From his earliest days as Steelers coach, Mike Tomlin wanted a seat on the powerful NFL competition committee, a group of coaches and administrators who recommend playing rules and policy changes to the NFL owners for a vote.
NFL commissioner Roger Goodell named Tomlin to the committee Tuesday. Tomlin will replace former Arizona Cardinals coach Ken Whisenhunt. Tomlin had worked on the coaches subcommittee of the Competition Committee since 2009.
"Coach Tomlin will bring additional strength to the committee from the coaching perspective," Goodell said.
"Mike has strong, perceptive views about the game and is effective in expressing them. We look forward to his contributions to the committee's ongoing mission to improve the game."
Tomlin says he is "excited" about the appointment and is looking forward to contributing.
Oakland signed cornerback Mike Jenkins to add experience to an untested secondary. The Raiders also signed free-agent safety Usama Young and brought back free-agent defensive end Andre Carter and cornerback Joselio Hanson for their second seasons with the team.
Brady Quinn is the new backup quarterback for Seattle after agreeing to terms with the club. Quinn beat out three other quarterbacks: Matt Leinart, Seneca Wallace and Tyler Thigpen.

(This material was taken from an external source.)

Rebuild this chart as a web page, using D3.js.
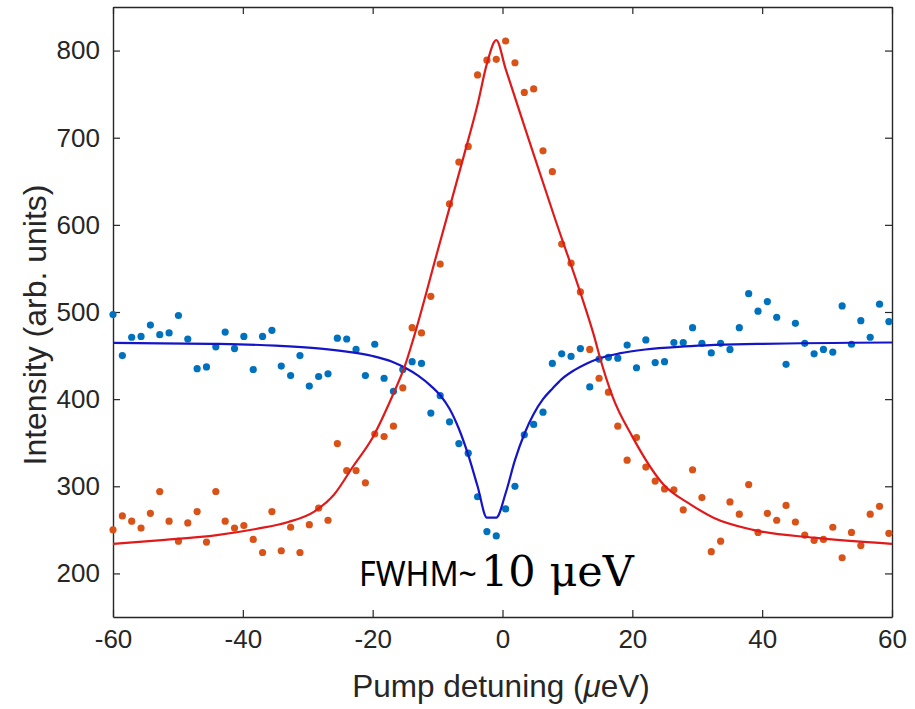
<!DOCTYPE html>
<html>
<head>
<meta charset="utf-8">
<script src="https://cdn.jsdelivr.net/npm/d3@7"></script>
<style>
  body { margin: 0; background: #fff; }
  svg text { font-family: "Liberation Sans", Arial, sans-serif; fill: #262626; }
</style>
</head>
<body>
<svg id="chart" width="915" height="709"></svg>
<script>

// pump detuning of every measured point (ueV)
const detuning = [
  -60.00, -58.56, -57.12, -55.68, -54.24, -52.80, -51.36, -49.92, -48.48, -47.04,
  -45.60, -44.16, -42.72, -41.28, -39.84, -38.40, -36.96, -35.52, -34.08, -32.64,
  -31.20, -29.76, -28.32, -26.88, -25.44, -24.00, -22.56, -21.12, -19.68, -18.24,
  -16.80, -15.36, -13.92, -12.48, -11.04, -9.60, -8.16, -6.72, -5.28, -3.84,
  -2.40, -0.96, 0.48, 1.92, 3.36, 4.80, 6.24, 7.68, 9.12, 10.56,
  12.00, 13.44, 14.88, 16.32, 17.76, 19.20, 20.64, 22.08, 23.52, 24.96,
  26.40, 27.84, 29.28, 30.72, 32.16, 33.60, 35.04, 36.48, 37.92, 39.36,
  40.80, 42.24, 43.68, 45.12, 46.56, 48.00, 49.44, 50.88, 52.32, 53.76,
  55.20, 56.64, 58.08, 59.52
];

// measured intensity, blue series (dip)
const intensityBlue = [
  497, 450, 471, 472, 485, 474, 476, 496, 469, 435,
  437, 460, 477, 458, 472, 434, 472, 479, 438, 427,
  450, 415, 426, 429, 470, 469, 457, 427, 463, 424,
  409, 434, 443, 441, 384, 404, 374, 349, 338, 288,
  248, 243, 274, 300, 359, 371, 385, 441, 452, 449,
  458, 414, 446, 448, 447, 462, 436, 468, 442, 443,
  465, 465, 482, 464, 453, 464, 457, 482, 521, 501,
  512, 494, 440, 487, 464, 452, 457, 454, 507, 463,
  490, 471, 509, 489
];

// measured intensity, orange series (peak)
const intensityOrange = [
  250, 266, 260, 252, 269, 294, 260, 237, 258, 271,
  236, 294, 260, 252, 255, 239, 224, 271, 226, 253,
  224, 256, 275, 261, 349, 318, 318, 304, 360, 357,
  369, 413, 482, 476, 518, 555, 624, 672, 690, 772,
  789, 790, 811, 786, 752, 756, 685, 661, 578, 556,
  523, 457, 424, 408, 369, 330, 356, 322, 306, 297,
  296, 273, 319, 287, 225, 237, 282, 268, 302, 247,
  269, 261, 278, 259, 244, 238, 239, 253, 218, 247,
  232, 268, 277, 246
];

// fitted curve through the blue series
const fitBlueX = [-60, -45, -35, -28, -24, -20, -17, -15, -13, -11, -9.6, -8.16, -6.72, -5.28, -3.84,
                  -2.4, -0.96, 0.48, 1.92, 3.36, 4.8, 6.24, 7.68, 9.12, 11, 13, 15, 18, 22, 28, 40, 60];
const fitBlue  = [464.5, 463.5, 461.5, 458, 454.5, 449.5, 443, 436, 427, 415, 404.5, 389, 366, 336, 300,
                  264, 264, 292, 330, 360, 383, 400, 412, 423, 433, 441, 447, 452.5, 457, 460.5, 463.5, 465];

// fitted curve through the orange series
const fitRedX = [-60, -52, -44, -38, -33, -29, -26, -23, -20, -17, -15, -13.7, -10, -6, -3.84, -2.4, -0.96,
                 0.48, 4, 8, 12.4, 14.2, 15, 17, 20, 24.8, 29, 32.5, 38.6, 48, 60];
const fitRed  = [234, 238.5, 244, 251, 259, 271, 290, 323, 356, 403, 439, 470, 570, 678, 738, 785, 812,
                 779, 699, 609, 513, 470, 448, 402, 357, 302, 279, 264, 250, 241, 234];

const xTicks = [-60, -40, -20, 0, 20, 40, 60];
const yTicks = [200, 300, 400, 500, 600, 700, 800];


function draw_chart(svg_name){

    let chart = d3.select(svg_name);

    // plot box
    let left = 113, right = 892, top = 7, bottom = 617;

    let x = d3.scaleLinear().domain([-60, 60]).range([left, right]);
    let y = d3.scaleLinear().domain([150, 850]).range([bottom, top]);

    // axes, ticks pointing inwards like matlab
    let axisColor = "#262626";
    let plainNumber = function(d){ return String(d); };   // keep the hyphen minus

    chart.append("g")
        .attr("transform", "translate(0," + bottom + ")")
        .call(d3.axisBottom(x).tickValues(xTicks).tickFormat(plainNumber)
                .tickSize(-7).tickPadding(13).tickSizeOuter(0))
        .call(styleAxis);

    chart.append("g")
        .attr("transform", "translate(0," + top + ")")
        .call(d3.axisTop(x).tickValues(xTicks).tickSize(-7).tickFormat("").tickSizeOuter(0))
        .call(styleAxis);

    chart.append("g")
        .attr("transform", "translate(" + left + ",0)")
        .call(d3.axisLeft(y).tickValues(yTicks).tickFormat(plainNumber)
                .tickSize(-7).tickPadding(13).tickSizeOuter(0))
        .call(styleAxis);

    chart.append("g")
        .attr("transform", "translate(" + right + ",0)")
        .call(d3.axisRight(y).tickValues(yTicks).tickSize(-7).tickFormat("").tickSizeOuter(0))
        .call(styleAxis);

    function styleAxis(g){
        g.select(".domain").attr("stroke", axisColor).attr("stroke-width", 1.4);
        g.selectAll(".tick line").attr("stroke", axisColor).attr("stroke-width", 1.2);
        g.selectAll(".tick text")
            .attr("font-size", 26)
            .attr("font-family", "Liberation Sans, Arial, sans-serif")
            .attr("fill", axisColor);
    }

    // measured points
    let points = detuning.map(function(d, i){
        return { x: d, blue: intensityBlue[i], orange: intensityOrange[i] };
    });

    chart.append("g").selectAll("circle")
        .data(points).enter()
            .append("circle")
                .attr("r", 3.6)
                .attr("fill", "#0072BD")
                .attr("cx", function(d){ return x(d.x); })
                .attr("cy", function(d){ return y(d.blue); });

    chart.append("g").selectAll("circle")
        .data(points).enter()
            .append("circle")
                .attr("r", 3.6)
                .attr("fill", "#D95319")
                .attr("cx", function(d){ return x(d.x); })
                .attr("cy", function(d){ return y(d.orange); });

    // fit lines
    let line = d3.line()
        .x(function(d){ return x(d[0]); })
        .y(function(d){ return y(d[1]); })
        .curve(d3.curveMonotoneX);

    chart.append("path")
        .attr("d", line(d3.zip(fitBlueX, fitBlue)))
        .attr("fill", "none")
        .attr("stroke", "#1414c8")
        .attr("stroke-width", 2.2);

    chart.append("path")
        .attr("d", line(d3.zip(fitRedX, fitRed)))
        .attr("fill", "none")
        .attr("stroke", "#e01a1a")
        .attr("stroke-width", 2.2);

    // axis titles
    let xTitle = chart.append("text")
        .attr("x", 501)
        .attr("y", 697)
        .attr("text-anchor", "middle")
        .attr("font-size", 31.5);
    xTitle.append("tspan").text("Pump detuning (");
    xTitle.append("tspan").attr("font-style", "italic").text("\u03bc");
    xTitle.append("tspan").text("eV)");

    chart.append("text")
        .attr("transform", "translate(46,325) rotate(-90)")
        .attr("text-anchor", "middle")
        .attr("font-size", 32)
        .text("Intensity (arb. units)");

    // annotation
    let note = chart.append("text")
        .attr("x", 359)
        .attr("y", 586)
        .style("fill", "#000");
    note.append("tspan")
        .attr("font-family", "Noto Sans, Open Sans, sans-serif")
        .attr("font-size", 35)
        .attr("textLength", 118)
        .attr("lengthAdjust", "spacingAndGlyphs")
        .text("FWHM~");
    note.append("tspan")
        .attr("x", 481)
        .attr("font-family", "DejaVu Serif, serif")
        .attr("font-size", 43)
        .text("10 \u03bceV");

    return { chart: chart, x_scale: x, y_scale: y };
}

draw_chart("#chart");
</script>
</body>
</html>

A nephew of owner John Mara pleaded not guilty in Connecticut to charges he hit a man in the head with a bottle at a New Year's Eve party. The 22-year-old nephew also is named John Mara. Mara's defense attorney said he pleaded not guilty to charges of assault and breach of peace in Bridgeport Superior Court.
Green Bay signed tight end Matthew Mulligan. Mulligan is a fifth-year NFL veteran out of Maine who played in all 16 games for the St. Louis Rams in 2012.
Former NFL players trying to sue the league over concussion-linked injuries argued in court Tuesday that the NFL "glorified" violence and profited from damaging hits to the head. Players' lawyer David Frederick also accused the league of concealing the emerging science about concussions over several decades, even after creating a Mild Traumatic Brain Injury committee in 1994. "It set up a sham committee designed to get information about neurological risks, but in fact spread misinformation," Frederick argued at a pivotal federal hearing to determine if the complaints will remain in court or be sent to arbitration.